Black Box for Sunken Iranian Tanker Sanchi Opened

The black box of the Iranian sunken oil tanker “Sanchi” and the freighter CF Crystal, the two vessels that collided in the worst oil ship disaster in decades, has been opened in the presence of representatives from the involved countries on Wednesday, Iran consul general to Shanghai said according to Iran Daily.

Officials from China, Iran, and Panama were present when the black boxes were opened, Hadi Haqshenas, maritime affairs deputy at Iran’s Ports and Maritime Organization, was quoted as saying by ISNA. The report did not say where that happened.  According to him, clarifying the ultimate results of the deciphering process takes time and it could take months.

“After opening the black box, the data inside it will be decrypted and delivered to the relevant sides. The analyzing procedure will take time and will have to be carried out with accuracy,” Alireza Irvash told IRNA on Wednesday.

Commenting on the transfer of the bodies of 3 sailors who lost their lives in the incident and their bodies have been found, Irvash said the required DNA tests are being done on them and their families in Iran.

“If there is no problem in identifying the bodies, they will be transferred to Iran in less than 10 days,” he said.

A sum of 30 Iranian and two Bangladeshi sailors, who were all crew members of the Sanchi crew, were killed because of the toxic gases and the huge fire which embraced the tanker after the ship collided with a Chinese freighter in the East China Sea on Jan 6. All the rescue efforts were in vain and the oil tanker sank on January 14.

The Sanchi, run by Iran’s top oil shipping operator, collided with the CF Crystal about 160 nautical miles off the coast of China near Shanghai and the mouth of the Yangtze River Delta on January 6. The Panama-registered tanker was sailing from Iran to South Korea, carrying 136,000 tonnes of condensate, an ultra-light crude, equivalent to just under 1 million barrels, worth about $60 million.

Oil from the Iranian tanker that sank in the East China Sea has diffused into four separate slicks, covering a combined area of just over 100 square km, Chinese authorities said late on Wednesday. Earlier satellite imaging showed two large slicks, with the larger one also thicker and more concentrated, but the latest data had found four slicks ranging in size from 48 square km to 5.5 square km, the State Oceanic Administration (SOA) said.

The SOA said in its statement late on Wednesday it had collected water samples from 19 spill sites and found water from five sites had petroleum substances at levels exceeding standards. Clean-up teams were continuing to monitor the wreck area to assess the drift and diffusion of the oil spill and the ecological impact.

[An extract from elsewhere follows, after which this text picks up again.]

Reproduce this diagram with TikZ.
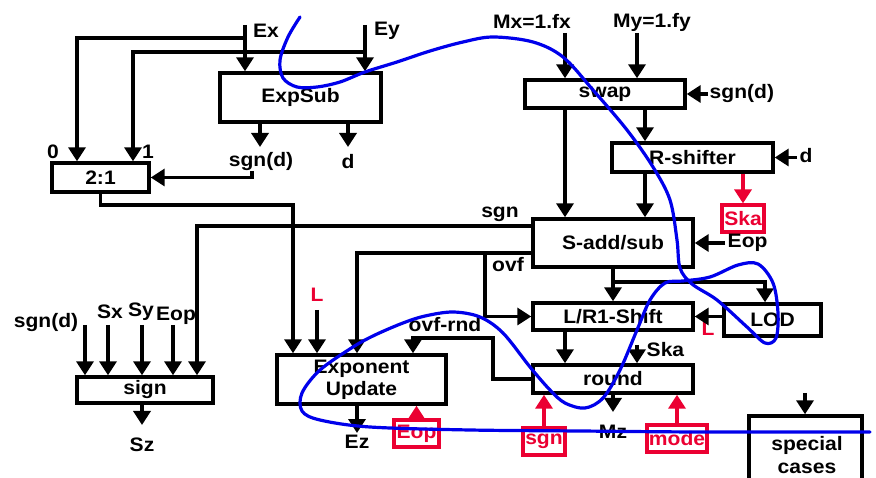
\documentclass[tikz,border=0pt]{standalone}
\usepackage{fontspec}
\setmainfont{Liberation Sans}[FakeStretch=1.08]
\usetikzlibrary{arrows.meta}
\definecolor{myred}{RGB}{235,0,50}
\definecolor{myblue}{RGB}{0,0,235}
\begin{document}
\begin{tikzpicture}[x=1pt,y=-1pt,
  line width=3.4pt,
  font=\fontsize{19.5}{21}\selectfont\bfseries,
  box/.style={draw, rectangle, inner sep=0pt},
  rbox/.style={draw=myred, text=myred, rectangle, inner sep=0pt, line width=3.2pt, minimum height=27pt},
  arr/.style={-{Triangle[width=17pt,length=14pt]}},
  rarr/.style={-{Triangle[width=17pt,length=14pt]}, draw=myred, fill=myred},
  lbl/.style={inner sep=0pt},
  rlbl/.style={inner sep=0pt, text=myred},
  scribble/.style={draw=myblue, line width=3.2pt, line join=round, line cap=round}]
\clip (0,0) rectangle (876,478);
\fill[white] (0,0) rectangle (876,478);
% ---------- boxes ----------
\node[box, minimum width=161pt, minimum height=49pt] (expsub) at (300.5,97.5) {ExpSub};
\node[box, minimum width=97pt, minimum height=29pt] (mux) at (100.5,177.5) {2:1};
\node[box, minimum width=160pt, minimum height=28pt] (swap) at (605,94) {swap};
\node[box, minimum width=161pt, minimum height=29pt] (rshift) at (692.5,157.5) {R-shifter};
\node[box, minimum width=160pt, minimum height=48pt] (sadd) at (613,243) {S-add/sub};
\node[box, minimum width=160pt, minimum height=27pt] (lr1) at (613,316.5) {L/R1-Shift};
\node[box, minimum width=97pt, minimum height=32pt] (lod) at (772.5,320) {LOD};
\node[box, minimum width=160pt, minimum height=28pt] (round) at (613,379) {round};
\node[box, minimum width=169pt, minimum height=49pt, align=center, font=\fontsize{19.5}{22}\selectfont\bfseries] (expupd) at (361.5,379.5) {Exponent\\Update};
\node[box, minimum width=136pt, minimum height=26pt] (sign) at (145,390) {sign};
\node[box, minimum width=113pt, minimum height=84pt] (special) at (805.5,458) {};
\node[lbl, align=center, font=\fontsize{19.5}{23}\selectfont\bfseries] (speciallbl) at (807,455) {special\\cases};
\node[rbox, minimum width=42pt] (skabox) at (743,218.5) {Ska};
\node[rbox, minimum width=45pt] (eopbox) at (416.5,433.5) {Eop};
\node[rbox, minimum width=42pt] (sgnbox) at (544,441.5) {sgn};
\node[rbox, minimum width=60pt] (modebox) at (677,438.5) {mode};
% ---------- labels ----------
\node[lbl] (exl) at (266,31) {Ex};
\node[lbl] (eyl) at (387,31) {Ey};
\node[lbl] (mxl) at (532,21) {Mx=1.fx};
\node[lbl] (myl) at (652,22) {My=1.fy};
\node[lbl, anchor=west] (swsdl) at (708,94) {sgn(d)};
\node[lbl, anchor=west] (rsdl) at (798,156) {d};
\node[lbl] (sdl) at (261,162) {sgn(d)};
\node[lbl] (dl) at (348,162) {d};
\node[lbl] (zerol) at (53,152) {0};
\node[lbl] (onel) at (148,152) {1};
\node[lbl] (sgnl) at (500,214) {sgn};
\node[lbl] (ovfl) at (508,265) {ovf};
\node[lbl, anchor=west] (saeopl) at (726,243) {Eop};
\node[rlbl] (lodl) at (708,329) {L};
\node[lbl, anchor=west] (skal) at (645,350) {Ska};
\node[lbl] (mzl) at (613,432) {Mz};
\node[lbl] (ovfrndl) at (445,325) {ovf-rnd};
\node[rlbl] (ll) at (317,295) {L};
\node[lbl] (ezl) at (357,442) {Ez};
\node[lbl] (szl) at (142,445) {Sz};
\node[lbl] (sgndl) at (46,323) {sgn(d)};
\node[lbl] (sxl) at (110,312) {Sx};
\node[lbl] (syl) at (141,312) {Sy};
\node[lbl] (eopl) at (176,316) {Eop};
% ---------- coordinates ----------
\coordinate (exin) at (245,25);
\coordinate (exbr) at (245,38);
\coordinate (eyin) at (365,25);
\coordinate (eybr) at (365,52);
\coordinate (mux0) at (77,0);
\coordinate (mux1) at (133,0);
\coordinate (sdout) at (260,147);
\coordinate (dout) at (348,147);
\coordinate (sdm) at (252,171);
\coordinate (muxturn) at (100.5,205);
\coordinate (eu1) at (293,0);
\coordinate (sgnline) at (0,226);
\coordinate (sign5) at (197,0);
\coordinate (ovfline) at (0,253);
\coordinate (eu3) at (357,0);
\coordinate (ovfbr) at (485,253);
\coordinate (mxin) at (565,33);
\coordinate (myin) at (637,33);
\coordinate (swsd) at (708,94);
\coordinate (rs1) at (645,0);
\coordinate (rsd) at (797,157.5);
\coordinate (saeop) at (725,243);
\coordinate (lodbr) at (613,282);
\coordinate (lodin) at (765,0);
\coordinate (skain) at (637,345);
\coordinate (mzout) at (613,412);
\coordinate (orc) at (493,338);
\coordinate (eu4) at (413,0);
\coordinate (ez1) at (357,433);
\coordinate (lin) at (317,310);
\coordinate (s1) at (85,325);
\coordinate (s2) at (108,325);
\coordinate (s3) at (142,325);
\coordinate (s4) at (173,325);
\coordinate (szout) at (142,425);
\coordinate (spin) at (805,393);
% ---------- connectors ----------
\draw[arr] (exin) -- (exin |- expsub.north);
\draw[arr] (exbr) -| (mux0 |- mux.north);
\draw[arr] (eyin) -- (eyin |- expsub.north);
\draw[arr] (eybr) -| (mux1 |- mux.north);
\draw[arr] (sdout |- expsub.south) -- (sdout);
\draw[arr] (dout |- expsub.south) -- (dout);
\draw[arr] (sdm) |- (mux.east);
\draw[arr] (mux.south) -- (muxturn) -| (eu1 |- expupd.north);
\draw[arr] (sadd.west |- sgnline) -| (sign5 |- sign.north);
\draw[arr] (sadd.west |- ovfline) -| (eu3 |- expupd.north);
\draw[arr] (ovfbr) |- (lr1.west);
\draw[arr] (mxin) -- (mxin |- swap.north);
\draw[arr] (myin) -- (myin |- swap.north);
\draw[arr] (swsd) -- (swap.east);
\draw[arr] (mxin |- swap.south) -- (mxin |- sadd.north);
\draw[arr] (rs1 |- swap.south) -- (rs1 |- rshift.north);
\draw[arr] (rsd) -- (rshift.east);
\draw[arr] (rs1 |- rshift.south) -- (rs1 |- sadd.north);
\draw[rarr] (rshift.south -| skabox.north) -- (skabox.north);
\draw[arr] (saeop) -- (sadd.east);
\draw[arr] (sadd.south) -- (lr1.north);
\draw[arr] (lodbr) -| (lodin |- lod.north);
\draw[arr] (lod.west |- lr1.east) -- (lr1.east);
\draw[arr] (mxin |- lr1.south) -- (mxin |- round.north);
\draw[arr] (skain) -- (skain |- round.north);
\draw[arr] (round.south) -- (mzout);
\draw[rarr] (modebox.north) -- (modebox.north |- round.south);
\draw[rarr] (sgnbox.north) -- (sgnbox.north |- round.south);
\draw[arr] (round.west) -| (orc) -| (eu4 |- expupd.north);
\draw[rarr] (eopbox.north) -- (eopbox.north |- expupd.south);
\draw[arr] (ez1 |- expupd.south) -- (ez1);
\draw[arr] (lin) -- (lin |- expupd.north);
\draw[arr] (s1) -- (s1 |- sign.north);
\draw[arr] (s2) -- (s2 |- sign.north);
\draw[arr] (s3) -- (s3 |- sign.north);
\draw[arr] (s4) -- (s4 |- sign.north);
\draw[arr] (szout |- sign.south) -- (szout);
\draw[arr] (spin) -- (spin |- special.north);
% ---------- freehand blue stroke ----------
\draw[scribble] plot[smooth, tension=0.55] coordinates {
 (300,17) (288,37) (280,60) (283,78) (297,87) (317,87) (340,82) (365,72)
 (397,62) (430,51) (463,42) (493,37) (533,42) (563,57) (593,90) (627,130)
 (653,167) (670,200) (677,240) (680,268) (692,284) (717,300) (747,327)
 (765,343) (776,338) (778,313) (773,283) (758,264) (738,265) (710,277)
 (683,281) (665,283) (650,300) (637,330) (620,370) (603,398) (585,408)
 (565,403) (550,390) (530,367) (503,333) (480,317) (453,312) (425,316)
 (403,323) (375,335) (353,347) (320,370) (302,393) (302,411) (320,420)
 (370,427) (470,430) (580,431) (700,432) (870,432)};
\end{tikzpicture}
\end{document}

One of the slicks, about 18 km in length and 300 meters wide, was found about 11 km north of the sunken tanker, and another, about 20 km long and about 500 meters wide, was found 2 km southwest of the wreck, it said.

The oil spill from an Iranian oil tanker is now the size of Paris. The slick covers an area of 101 square kilometers, after almost doubling in size from the start of the week, according to figures released Wednesday by the Chinese State Oceanic Administration. Chinese authorities said there were four separate slicks that had formed after the Panama-registered Sanchi tanker sank Sunday. The largest oil slick is 48 square kilometers, it added. The administration did not respond Thursday to a request for additional information.

Environmentalists and officials are worried the oil on board and fuel used to power the massive vessel could harm aquatic life for decades.

“The critical thing is to understand that when we put hydrocarbons into the oceans through events like this, it’s going to affect a wide range of animals,” said Jessica Meeuwig, a professor of biological sciences at the University of Western Australia.

The collision site was within the Zhoushan shipping ground, considered to be one of the richest fishing grounds in China, Ma Jun, one of China’s leading environmentalists said.

“If the oil spill is large, it could wipe out some fish species that are sensitive to the toxicity of the condensate. This is not what has been spilled in the past — it’s particularly unnerving because we don’t know what it will do to the environment. Sanchi might be one of the last straws before the ecosystem collapses,” Li Zhengyan, a professor with the college of environmental science and engineering at the Ocean University of China in Qingdao, told the South China Morning Post.

Condensate, which is made up of a mixture of hydrocarbons, is lighter than the thick black crude oil associated with some of the world’s worst oil spills, such as the Exxon Valdez disaster. Then, 11 million gallons of crude oil poured into the ocean when the tanker ran aground off Alaska in 1989.